[Lines of data]
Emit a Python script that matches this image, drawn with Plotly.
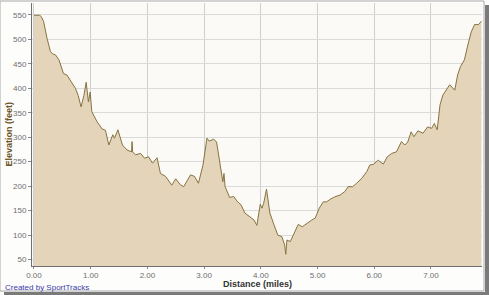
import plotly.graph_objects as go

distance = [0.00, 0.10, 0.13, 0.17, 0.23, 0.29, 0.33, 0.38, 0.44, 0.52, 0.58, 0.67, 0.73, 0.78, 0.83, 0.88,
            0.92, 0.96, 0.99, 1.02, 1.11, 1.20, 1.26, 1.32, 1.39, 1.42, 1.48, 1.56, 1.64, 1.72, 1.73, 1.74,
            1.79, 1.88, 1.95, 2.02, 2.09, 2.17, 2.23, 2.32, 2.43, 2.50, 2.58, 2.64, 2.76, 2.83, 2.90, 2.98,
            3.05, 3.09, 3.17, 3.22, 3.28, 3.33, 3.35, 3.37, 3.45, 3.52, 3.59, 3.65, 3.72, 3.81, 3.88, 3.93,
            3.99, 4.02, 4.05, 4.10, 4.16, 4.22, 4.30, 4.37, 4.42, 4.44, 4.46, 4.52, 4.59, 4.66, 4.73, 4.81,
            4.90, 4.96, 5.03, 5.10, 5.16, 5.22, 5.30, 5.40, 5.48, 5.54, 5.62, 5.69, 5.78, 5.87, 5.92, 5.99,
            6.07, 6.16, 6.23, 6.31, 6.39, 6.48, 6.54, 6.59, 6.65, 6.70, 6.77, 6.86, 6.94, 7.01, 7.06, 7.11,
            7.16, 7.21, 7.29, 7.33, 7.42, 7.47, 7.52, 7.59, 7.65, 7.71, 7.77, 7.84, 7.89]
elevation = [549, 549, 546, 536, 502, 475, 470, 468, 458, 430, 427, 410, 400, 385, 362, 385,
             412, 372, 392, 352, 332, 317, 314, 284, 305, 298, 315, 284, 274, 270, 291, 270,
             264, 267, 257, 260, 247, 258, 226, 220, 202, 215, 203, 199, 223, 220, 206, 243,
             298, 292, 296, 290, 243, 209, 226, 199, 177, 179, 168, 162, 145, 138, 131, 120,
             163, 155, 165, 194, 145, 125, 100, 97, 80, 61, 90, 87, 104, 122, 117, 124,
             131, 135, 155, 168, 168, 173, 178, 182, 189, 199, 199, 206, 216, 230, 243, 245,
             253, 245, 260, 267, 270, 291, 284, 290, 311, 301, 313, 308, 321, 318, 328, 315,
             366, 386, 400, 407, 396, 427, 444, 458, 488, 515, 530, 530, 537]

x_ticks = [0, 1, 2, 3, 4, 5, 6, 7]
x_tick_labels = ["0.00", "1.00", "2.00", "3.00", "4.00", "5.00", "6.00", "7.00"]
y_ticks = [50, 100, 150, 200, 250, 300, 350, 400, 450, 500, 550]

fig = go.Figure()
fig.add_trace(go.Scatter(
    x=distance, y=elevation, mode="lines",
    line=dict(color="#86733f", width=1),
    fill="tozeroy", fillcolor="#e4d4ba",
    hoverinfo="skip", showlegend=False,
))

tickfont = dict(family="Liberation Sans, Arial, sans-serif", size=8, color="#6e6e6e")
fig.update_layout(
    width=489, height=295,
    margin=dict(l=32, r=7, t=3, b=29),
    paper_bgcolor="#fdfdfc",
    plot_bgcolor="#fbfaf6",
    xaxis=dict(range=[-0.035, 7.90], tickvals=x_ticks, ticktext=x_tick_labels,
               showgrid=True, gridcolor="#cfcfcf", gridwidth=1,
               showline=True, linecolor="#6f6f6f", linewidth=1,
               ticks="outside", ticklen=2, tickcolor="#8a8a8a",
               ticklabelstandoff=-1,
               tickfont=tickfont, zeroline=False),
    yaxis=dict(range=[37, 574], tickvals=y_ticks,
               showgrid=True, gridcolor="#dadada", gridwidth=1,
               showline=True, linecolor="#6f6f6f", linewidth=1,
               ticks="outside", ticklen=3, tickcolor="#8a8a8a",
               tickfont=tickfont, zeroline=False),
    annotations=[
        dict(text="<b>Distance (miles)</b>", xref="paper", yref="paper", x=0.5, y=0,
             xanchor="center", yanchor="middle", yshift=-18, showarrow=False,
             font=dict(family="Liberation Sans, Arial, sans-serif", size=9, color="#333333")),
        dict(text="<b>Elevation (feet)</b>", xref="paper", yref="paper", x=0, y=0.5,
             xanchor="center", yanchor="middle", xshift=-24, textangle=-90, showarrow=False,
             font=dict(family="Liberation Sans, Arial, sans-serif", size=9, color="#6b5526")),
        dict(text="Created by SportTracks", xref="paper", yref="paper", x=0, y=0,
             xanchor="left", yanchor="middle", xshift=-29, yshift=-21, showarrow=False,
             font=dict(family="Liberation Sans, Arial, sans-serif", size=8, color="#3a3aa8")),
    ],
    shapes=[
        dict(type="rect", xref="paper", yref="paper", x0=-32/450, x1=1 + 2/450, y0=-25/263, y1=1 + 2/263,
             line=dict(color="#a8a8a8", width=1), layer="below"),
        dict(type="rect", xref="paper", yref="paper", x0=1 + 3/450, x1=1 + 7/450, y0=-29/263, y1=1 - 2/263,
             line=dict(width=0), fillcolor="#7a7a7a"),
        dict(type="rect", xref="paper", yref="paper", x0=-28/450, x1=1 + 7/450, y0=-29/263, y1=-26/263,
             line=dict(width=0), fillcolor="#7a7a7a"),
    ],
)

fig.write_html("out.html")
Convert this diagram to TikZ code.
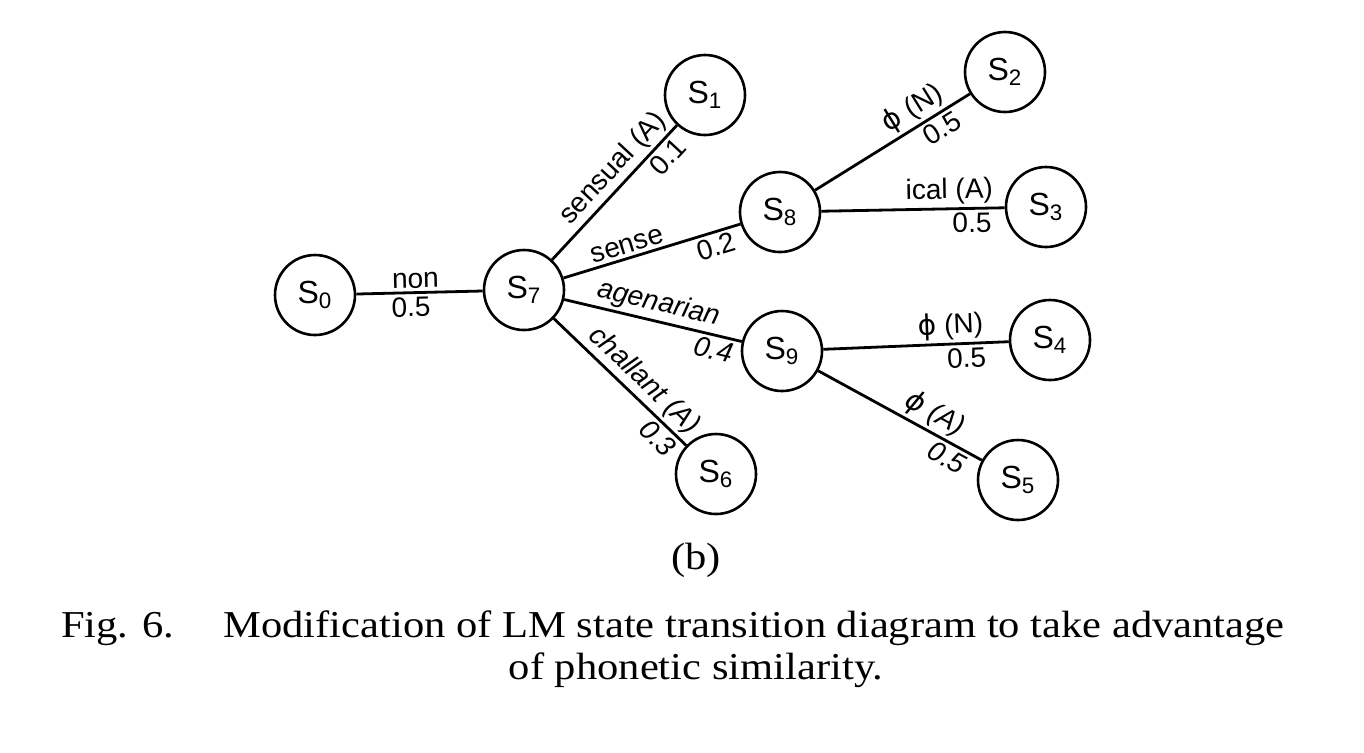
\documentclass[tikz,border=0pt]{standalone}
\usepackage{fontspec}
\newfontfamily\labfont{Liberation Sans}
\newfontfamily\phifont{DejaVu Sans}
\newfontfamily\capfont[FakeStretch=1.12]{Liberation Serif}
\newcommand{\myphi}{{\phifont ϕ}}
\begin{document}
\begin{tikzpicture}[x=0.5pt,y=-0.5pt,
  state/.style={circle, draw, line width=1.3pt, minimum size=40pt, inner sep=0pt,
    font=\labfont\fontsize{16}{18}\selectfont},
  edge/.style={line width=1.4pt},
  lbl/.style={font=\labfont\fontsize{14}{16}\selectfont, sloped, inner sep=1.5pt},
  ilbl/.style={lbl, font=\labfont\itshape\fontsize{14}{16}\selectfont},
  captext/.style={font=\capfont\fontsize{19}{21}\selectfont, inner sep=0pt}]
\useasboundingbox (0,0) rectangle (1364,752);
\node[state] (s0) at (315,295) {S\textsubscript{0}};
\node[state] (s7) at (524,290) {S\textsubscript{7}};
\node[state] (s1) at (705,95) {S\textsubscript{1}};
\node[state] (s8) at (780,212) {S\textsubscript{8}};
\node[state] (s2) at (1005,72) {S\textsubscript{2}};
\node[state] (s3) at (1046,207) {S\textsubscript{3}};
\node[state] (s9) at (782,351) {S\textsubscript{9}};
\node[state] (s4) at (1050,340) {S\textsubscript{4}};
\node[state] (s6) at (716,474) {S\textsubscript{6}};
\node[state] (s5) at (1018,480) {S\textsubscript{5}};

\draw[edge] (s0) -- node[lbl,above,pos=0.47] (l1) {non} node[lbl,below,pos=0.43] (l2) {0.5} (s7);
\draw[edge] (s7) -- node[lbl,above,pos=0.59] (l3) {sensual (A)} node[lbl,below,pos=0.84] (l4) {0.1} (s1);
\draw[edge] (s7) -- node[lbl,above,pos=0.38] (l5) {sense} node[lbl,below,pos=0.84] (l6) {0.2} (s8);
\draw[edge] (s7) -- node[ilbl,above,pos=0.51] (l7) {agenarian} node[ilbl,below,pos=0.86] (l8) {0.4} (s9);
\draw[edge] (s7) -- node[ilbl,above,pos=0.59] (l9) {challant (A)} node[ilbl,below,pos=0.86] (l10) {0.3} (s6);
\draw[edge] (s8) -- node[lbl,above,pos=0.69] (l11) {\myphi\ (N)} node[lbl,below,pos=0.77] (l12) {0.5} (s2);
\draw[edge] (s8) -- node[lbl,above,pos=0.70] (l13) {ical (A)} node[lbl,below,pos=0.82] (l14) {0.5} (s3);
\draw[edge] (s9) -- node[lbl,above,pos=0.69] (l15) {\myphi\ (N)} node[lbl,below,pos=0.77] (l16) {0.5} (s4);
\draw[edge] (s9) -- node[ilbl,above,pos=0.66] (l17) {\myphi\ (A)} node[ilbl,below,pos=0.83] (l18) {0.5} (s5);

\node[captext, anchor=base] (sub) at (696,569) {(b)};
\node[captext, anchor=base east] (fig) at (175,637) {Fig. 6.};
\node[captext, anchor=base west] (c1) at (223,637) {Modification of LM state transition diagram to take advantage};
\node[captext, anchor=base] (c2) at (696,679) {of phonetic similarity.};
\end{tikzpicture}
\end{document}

GIVEN EXERCISE -> Repeat, exactly and in full, each line from the start of the data to the line that contains "import plotly.graph_objects as go". Pictures do not go in.

RESULT OF THIS TASK ->
Emit a Python script that matches this image, drawn with Plotly.
import plotly.graph_objects as go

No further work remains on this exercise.